DATA LINES>
---------------

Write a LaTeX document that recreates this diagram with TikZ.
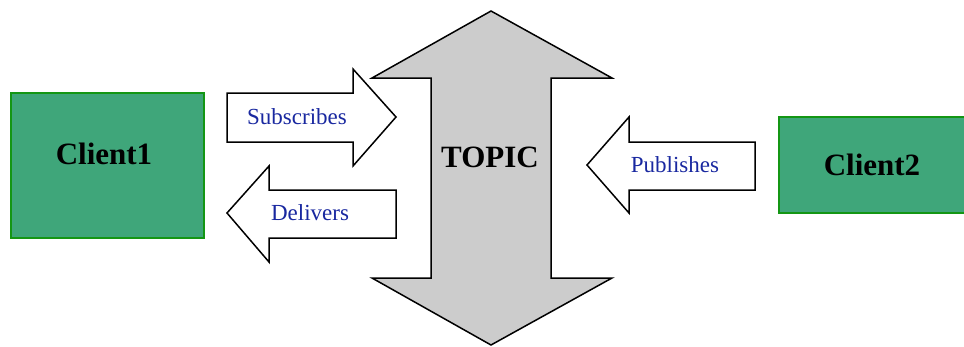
\documentclass[tikz,border=0pt]{standalone}
\usepackage{fontspec}
\setmainfont{Liberation Serif}
\definecolor{clientfill}{RGB}{63,166,122}
\definecolor{clientedge}{RGB}{20,150,20}
\definecolor{labelblue}{RGB}{25,40,160}
\definecolor{topicgray}{RGB}{204,204,204}
\tikzset{
  client/.style={draw=clientedge, fill=clientfill, line width=1.3pt, inner sep=0pt},
  clienttext/.style={font=\fontsize{31}{31}\selectfont\bfseries, text=black, inner sep=0pt},
  blockarrow/.style={draw=black, fill=white, line width=1.5pt, line join=miter},
  arrowtext/.style={font=\fontsize{23}{23}\selectfont, text=labelblue, inner sep=0pt},
  topicarrow/.style={draw=black, fill=topicgray, line width=1.5pt, line join=miter}
}
\begin{document}
\begin{tikzpicture}[x=1pt,y=-1pt]
\useasboundingbox (0,0) rectangle (964,346);
\clip (0,0) rectangle (964,346);

% clients
\node[client, minimum width=193pt, minimum height=145pt] (c1) at (107.5,165.5) {};
\node[clienttext] (c1t) at (104,154) {Client1};
\node[client, minimum width=196pt, minimum height=96pt] (c2) at (877,165) {};
\node[clienttext] (c2t) at (872,165) {Client2};

% topic double arrow
\draw[topicarrow] (491,11) -- (612,78) -- (551,78) -- (551,278) -- (612,278)
  -- (491,345) -- (372,278) -- (431,278) -- (431,78) -- (372,78) -- cycle;
\node[clienttext] (topic) at (490,157) {TOPIC};

% subscribes arrow (right)
\draw[blockarrow] (227,93) -- (353,93) -- (353,69) -- (396,117) -- (353,166)
  -- (353,142) -- (227,142) -- cycle;
\node[arrowtext] (sub) at (297,117) {Subscribes};

% delivers arrow (left)
\draw[blockarrow] (396,190) -- (269,190) -- (269,166) -- (227,213) -- (269,262)
  -- (269,238) -- (396,238) -- cycle;
\node[arrowtext] (del) at (310,213) {Delivers};

% publishes arrow (left)
\draw[blockarrow] (755,142) -- (629,142) -- (629,117) -- (587,165) -- (629,213)
  -- (629,190) -- (755,190) -- cycle;
\node[arrowtext] (pub) at (675,165) {Publishes};
\end{tikzpicture}
\end{document}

---------------

EXERCISE BRIEF>
Print out the whole of the material word for word, without pictures.

ANSWER>
Write a LaTeX document that recreates this diagram with TikZ.
\documentclass[tikz,border=0pt]{standalone}
\usepackage{fontspec}
\setmainfont{Liberation Serif}
\definecolor{clientfill}{RGB}{63,166,122}
\definecolor{clientedge}{RGB}{20,150,20}
\definecolor{labelblue}{RGB}{25,40,160}
\definecolor{topicgray}{RGB}{204,204,204}
\tikzset{
  client/.style={draw=clientedge, fill=clientfill, line width=1.3pt, inner sep=0pt},
  clienttext/.style={font=\fontsize{31}{31}\selectfont\bfseries, text=black, inner sep=0pt},
  blockarrow/.style={draw=black, fill=white, line width=1.5pt, line join=miter},
  arrowtext/.style={font=\fontsize{23}{23}\selectfont, text=labelblue, inner sep=0pt},
  topicarrow/.style={draw=black, fill=topicgray, line width=1.5pt, line join=miter}
}
\begin{document}
\begin{tikzpicture}[x=1pt,y=-1pt]
\useasboundingbox (0,0) rectangle (964,346);
\clip (0,0) rectangle (964,346);

% clients
\node[client, minimum width=193pt, minimum height=145pt] (c1) at (107.5,165.5) {};
\node[clienttext] (c1t) at (104,154) {Client1};
\node[client, minimum width=196pt, minimum height=96pt] (c2) at (877,165) {};
\node[clienttext] (c2t) at (872,165) {Client2};

% topic double arrow
\draw[topicarrow] (491,11) -- (612,78) -- (551,78) -- (551,278) -- (612,278)
  -- (491,345) -- (372,278) -- (431,278) -- (431,78) -- (372,78) -- cycle;
\node[clienttext] (topic) at (490,157) {TOPIC};

% subscribes arrow (right)
\draw[blockarrow] (227,93) -- (353,93) -- (353,69) -- (396,117) -- (353,166)
  -- (353,142) -- (227,142) -- cycle;
\node[arrowtext] (sub) at (297,117) {Subscribes};

% delivers arrow (left)
\draw[blockarrow] (396,190) -- (269,190) -- (269,166) -- (227,213) -- (269,262)
  -- (269,238) -- (396,238) -- cycle;
\node[arrowtext] (del) at (310,213) {Delivers};

% publishes arrow (left)
\draw[blockarrow] (755,142) -- (629,142) -- (629,117) -- (587,165) -- (629,213)
  -- (629,190) -- (755,190) -- cycle;
\node[arrowtext] (pub) at (675,165) {Publishes};
\end{tikzpicture}
\end{document}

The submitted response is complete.